For the games industry, this is a self-destructive cycle that begins when journalists behave like an audience because they’re filling the dual role of professional and fan. Because journalists behave that way, developers treat them that way at press events with bigger and bigger spectacles each year. The developers pander to us so much that they train us to clap even when we don’t like the game we just saw. And by clapping when we don’t like something and then returning to our desks to write scathing previews of whatever the developers just showed us, we’re being dishonest — the exact opposite of what a journalist should be.
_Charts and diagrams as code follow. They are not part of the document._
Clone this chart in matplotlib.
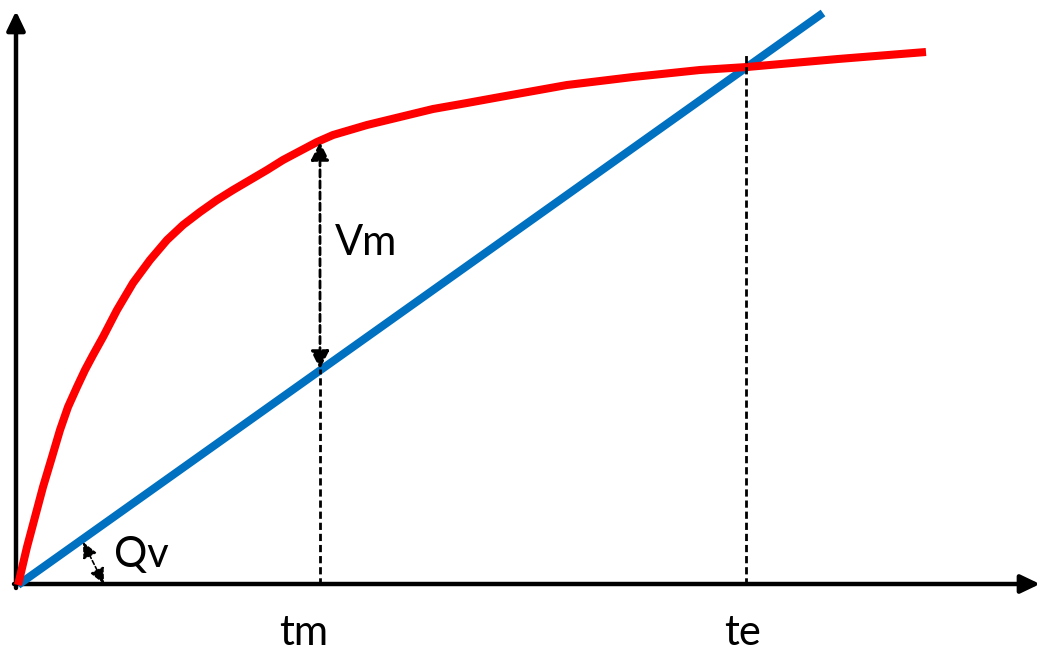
import matplotlib
matplotlib.use("Agg")
import matplotlib.pyplot as plt

# Data (time t, volume V) in chart units
red_t = [0, 9, 17, 25, 34, 42, 50, 59, 67, 75, 85, 99, 115, 132, 149, 165, 182, 199, 215, 232,
         249, 265, 282, 299, 315, 349, 382, 415, 449, 482, 549, 615, 682, 729, 820, 908]
red_v = [0, 38, 68, 98, 128, 155, 178, 198, 215, 230, 248, 275, 302, 325, 345, 360, 373, 385, 395, 405,
         415, 425, 434, 443, 450, 460, 468, 476, 482, 488, 500, 508, 515, 518, 526, 533]
blue_t = [0, 805]
blue_v = [0, 572]
tm = 302
te = 728
vm_top = 443
vm_bottom = 216
te_top = 532
qv_from = (86, 1)
qv_to = (65, 43)

fig = plt.figure(figsize=(10.38, 6.51), dpi=100)
ax = fig.add_axes([0, 0, 1, 1])
ax.set_xlim(-18, 1020)
ax.set_ylim(-66, 585)
ax.axis("off")

font = ["Lato", "DejaVu Sans"]

# axes arrows
ax.annotate("", xy=(-2, 574), xytext=(-2, -3),
            arrowprops=dict(arrowstyle="-|>,head_length=1.15,head_width=0.55", lw=3.2, color="black",
                            shrinkA=0, shrinkB=0), annotation_clip=False)
ax.annotate("", xy=(1022, 1), xytext=(-4, 1),
            arrowprops=dict(arrowstyle="-|>,head_length=1.15,head_width=0.55", lw=3.2, color="black",
                            shrinkA=0, shrinkB=0), annotation_clip=False)

# curves
ax.plot(blue_t, blue_v, color="#0070C0", lw=5.8, solid_capstyle="butt", zorder=3)
ax.plot(red_t, red_v, color="#FF0000", lw=5.8, solid_capstyle="butt", solid_joinstyle="round", zorder=4)

# dashed verticals
ax.plot([te, te], [0, te_top], color="black", lw=2, dashes=(2.6, 1.4), zorder=5)
ax.plot([tm, tm], [0, vm_bottom], color="black", lw=2, dashes=(2.6, 1.4), zorder=5)

# Vm double arrow
ax.annotate("", xy=(tm, vm_top), xytext=(tm, vm_bottom),
            arrowprops=dict(arrowstyle="<|-|>,head_length=1.1,head_width=0.55", lw=2,
                            linestyle=(0, (2.6, 1.4)), color="black", shrinkA=0, shrinkB=0), zorder=6)

# Qv double arrow
ax.annotate("", xy=qv_to, xytext=qv_from,
            arrowprops=dict(arrowstyle="<|-|>,head_length=0.95,head_width=0.45", lw=1.2,
                            linestyle=(0, (2.5, 1.5)), color="black", shrinkA=0, shrinkB=0), zorder=6)

# labels
ax.text(348, 330, "Vm", fontsize=30, family=font, ha="center", va="baseline")
ax.text(123, 18, "Qv", fontsize=30, family=font, ha="center", va="baseline")
ax.text(286, -60, "tm", fontsize=30, family=font, ha="center", va="baseline")
ax.text(725, -60, "te", fontsize=30, family=font, ha="center", va="baseline")

fig.savefig("out.png", dpi=100)
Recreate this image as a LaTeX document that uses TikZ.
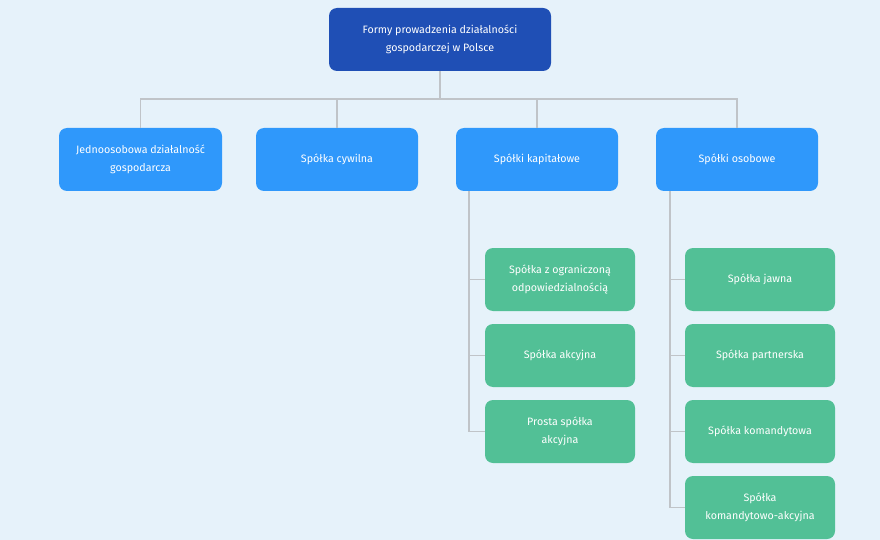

Kill Screen #1: The No Fun Issue”
by Various Authors

This last one is cheating but whatever. The first issue of Kill Screen (Issue #0) showed what was possible when great writers teamed up with tough print editorial and beautiful design, but the second issue was where they really blew things up. As I read it, I was just beside myself—Jenn Frank’s piece about the character of the year, John Teti’s exhaustively researched and epically told tale of the New York pinball ban, Gus Mastrapa’s achingly personal tale of floating away in Everquest, Matthew Burns’ forehead-slappingly obvious (but entirely new-feeling) thoughts on competitive multiplayer… I’d never seen a collection of game writing like it. And at the end of this grueling collection of difficult and well-written essays about trials and suffering, Zack Handlen brought the whole thing home with a final piece that was just way too good to spoil.